→ **Exercise goal**
Leave out every picture, then transcribe the rest of the listing exactly.

···

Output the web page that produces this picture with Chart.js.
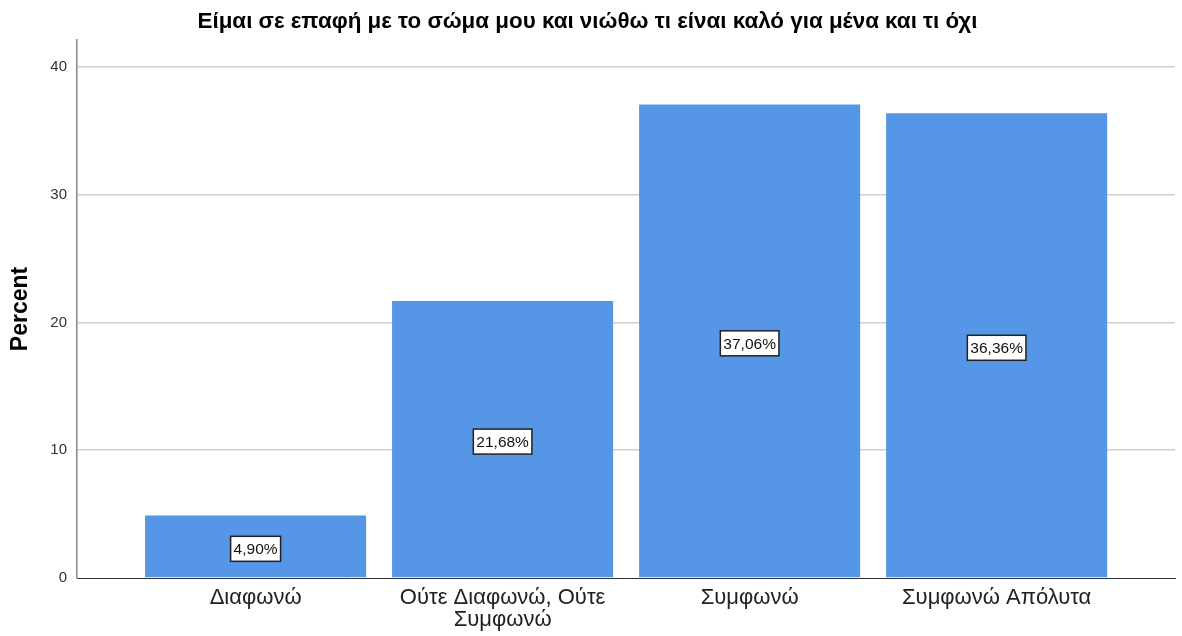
<!DOCTYPE html>
<html>
<head>
<meta charset="utf-8">
<script src="https://cdn.jsdelivr.net/npm/chart.js@4.4.1/dist/chart.umd.min.js"></script>
<style>
html,body{margin:0;padding:0;background:#fff;}
#wrap{width:1182px;height:636px;position:relative;}
</style>
</head>
<body>
<div id="wrap"><canvas id="c"></canvas></div>
<script>
const titleText = "Είμαι σε επαφή με το σώμα μου και νιώθω τι είναι καλό για μένα και τι όχι";
const categories = [["Διαφωνώ"], ["Ούτε Διαφωνώ, Ούτε", "Συμφωνώ"], ["Συμφωνώ"], ["Συμφωνώ Απόλυτα"]];
const percentValues = [4.90, 21.68, 37.06, 36.36];
const yTicks = [0, 10, 20, 30, 40];
const yAxisTitle = "Percent";

const barData = percentValues.map((v, i) => ({x: i, y: v}));
const FONT = '"Liberation Sans", Arial, sans-serif';

const labelPlugin = {
  id: 'boxLabels',
  afterDatasetsDraw(chart) {
    const ctx = chart.ctx;
    const meta = chart.getDatasetMeta(0);
    ctx.save();
    ctx.font = '15.5px ' + FONT;
    ctx.textAlign = 'center';
    ctx.textBaseline = 'middle';
    meta.data.forEach((el, i) => {
      const txt = percentValues[i].toFixed(2).replace('.', ',') + '%';
      const cx = el.x;
      const cy = (el.y + el.base) / 2 + 2.5;
      const w = ctx.measureText(txt).width + 6;
      const h = 25;
      ctx.fillStyle = '#ffffff';
      ctx.fillRect(cx - w / 2, cy - h / 2, w, h);
      ctx.strokeStyle = '#222';
      ctx.lineWidth = 1.5;
      ctx.strokeRect(cx - w / 2, cy - h / 2, w, h);
      ctx.fillStyle = '#111';
      ctx.fillText(txt, cx, cy + 1);
    });
    ctx.restore();
  }
};

new Chart(document.getElementById('c'), {
  type: 'bar',
  data: {
    datasets: [{
      data: barData,
      backgroundColor: '#5596e6',
      borderWidth: 0,
      barPercentage: 0.895,
      categoryPercentage: 1.0
    }]
  },
  options: {
    responsive: true,
    maintainAspectRatio: false,
    animation: false,
    layout: {padding: {left: 0, right: 7, top: 0, bottom: 0}},
    plugins: {
      legend: {display: false},
      tooltip: {enabled: false},
      title: {
        display: true,
        text: titleText,
        color: '#000',
        font: {family: FONT, size: 22.4, weight: 'bold'},
        padding: {top: 8, bottom: 5.1}
      }
    },
    scales: {
      x: {
        type: 'linear',
        offset: false,
        min: -0.723,
        max: 3.722,
        afterBuildTicks: (axis) => { axis.ticks = categories.map((_, i) => ({value: i})); },
        afterFit: (scale) => { scale.height = 58; },
        grid: {display: false, drawTicks: false},
        border: {display: true, color: '#333', width: 1},
        ticks: {
          autoSkip: false,
          maxRotation: 0,
          padding: 9,
          color: '#222',
          font: {family: FONT, size: 22, lineHeight: 1.0},
          callback: (v) => categories[v] || ''
        }
      },
      y: {
        min: 0,
        max: 42.1,
        afterBuildTicks: (axis) => { axis.ticks = yTicks.map(v => ({value: v})); },
        afterFit: (scale) => { scale.width = 77; },
        grid: {color: (c) => c.tick.value === 0 ? 'rgba(0,0,0,0)' : '#d0d0d0', lineWidth: 1.5, drawTicks: false},
        border: {display: true, color: '#888', width: 1.5},
        ticks: {
          padding: 10,
          color: '#333',
          font: {family: FONT, size: 15}
        },
        title: {
          display: true,
          text: yAxisTitle,
          color: '#000',
          font: {family: FONT, size: 23, weight: 'bold'},
          padding: {top: 7, bottom: 0}
        }
      }
    }
  },
  plugins: [labelPlugin]
});
</script>
</body>
</html>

···

→ **Task result**
Output the web page that produces this picture with Chart.js.
<!DOCTYPE html>
<html>
<head>
<meta charset="utf-8">
<script src="https://cdn.jsdelivr.net/npm/chart.js@4.4.1/dist/chart.umd.min.js"></script>
<style>
html,body{margin:0;padding:0;background:#fff;}
#wrap{width:1182px;height:636px;position:relative;}
</style>
</head>
<body>
<div id="wrap"><canvas id="c"></canvas></div>
<script>
const titleText = "Είμαι σε επαφή με το σώμα μου και νιώθω τι είναι καλό για μένα και τι όχι";
const categories = [["Διαφωνώ"], ["Ούτε Διαφωνώ, Ούτε", "Συμφωνώ"], ["Συμφωνώ"], ["Συμφωνώ Απόλυτα"]];
const percentValues = [4.90, 21.68, 37.06, 36.36];
const yTicks = [0, 10, 20, 30, 40];
const yAxisTitle = "Percent";

const barData = percentValues.map((v, i) => ({x: i, y: v}));
const FONT = '"Liberation Sans", Arial, sans-serif';

const labelPlugin = {
  id: 'boxLabels',
  afterDatasetsDraw(chart) {
    const ctx = chart.ctx;
    const meta = chart.getDatasetMeta(0);
    ctx.save();
    ctx.font = '15.5px ' + FONT;
    ctx.textAlign = 'center';
    ctx.textBaseline = 'middle';
    meta.data.forEach((el, i) => {
      const txt = percentValues[i].toFixed(2).replace('.', ',') + '%';
      const cx = el.x;
      const cy = (el.y + el.base) / 2 + 2.5;
      const w = ctx.measureText(txt).width + 6;
      const h = 25;
      ctx.fillStyle = '#ffffff';
      ctx.fillRect(cx - w / 2, cy - h / 2, w, h);
      ctx.strokeStyle = '#222';
      ctx.lineWidth = 1.5;
      ctx.strokeRect(cx - w / 2, cy - h / 2, w, h);
      ctx.fillStyle = '#111';
      ctx.fillText(txt, cx, cy + 1);
    });
    ctx.restore();
  }
};

new Chart(document.getElementById('c'), {
  type: 'bar',
  data: {
    datasets: [{
      data: barData,
      backgroundColor: '#5596e6',
      borderWidth: 0,
      barPercentage: 0.895,
      categoryPercentage: 1.0
    }]
  },
  options: {
    responsive: true,
    maintainAspectRatio: false,
    animation: false,
    layout: {padding: {left: 0, right: 7, top: 0, bottom: 0}},
    plugins: {
      legend: {display: false},
      tooltip: {enabled: false},
      title: {
        display: true,
        text: titleText,
        color: '#000',
        font: {family: FONT, size: 22.4, weight: 'bold'},
        padding: {top: 8, bottom: 5.1}
      }
    },
    scales: {
      x: {
        type: 'linear',
        offset: false,
        min: -0.723,
        max: 3.722,
        afterBuildTicks: (axis) => { axis.ticks = categories.map((_, i) => ({value: i})); },
        afterFit: (scale) => { scale.height = 58; },
        grid: {display: false, drawTicks: false},
        border: {display: true, color: '#333', width: 1},
        ticks: {
          autoSkip: false,
          maxRotation: 0,
          padding: 9,
          color: '#222',
          font: {family: FONT, size: 22, lineHeight: 1.0},
          callback: (v) => categories[v] || ''
        }
      },
      y: {
        min: 0,
        max: 42.1,
        afterBuildTicks: (axis) => { axis.ticks = yTicks.map(v => ({value: v})); },
        afterFit: (scale) => { scale.width = 77; },
        grid: {color: (c) => c.tick.value === 0 ? 'rgba(0,0,0,0)' : '#d0d0d0', lineWidth: 1.5, drawTicks: false},
        border: {display: true, color: '#888', width: 1.5},
        ticks: {
          padding: 10,
          color: '#333',
          font: {family: FONT, size: 15}
        },
        title: {
          display: true,
          text: yAxisTitle,
          color: '#000',
          font: {family: FONT, size: 23, weight: 'bold'},
          padding: {top: 7, bottom: 0}
        }
      }
    }
  },
  plugins: [labelPlugin]
});
</script>
</body>
</html>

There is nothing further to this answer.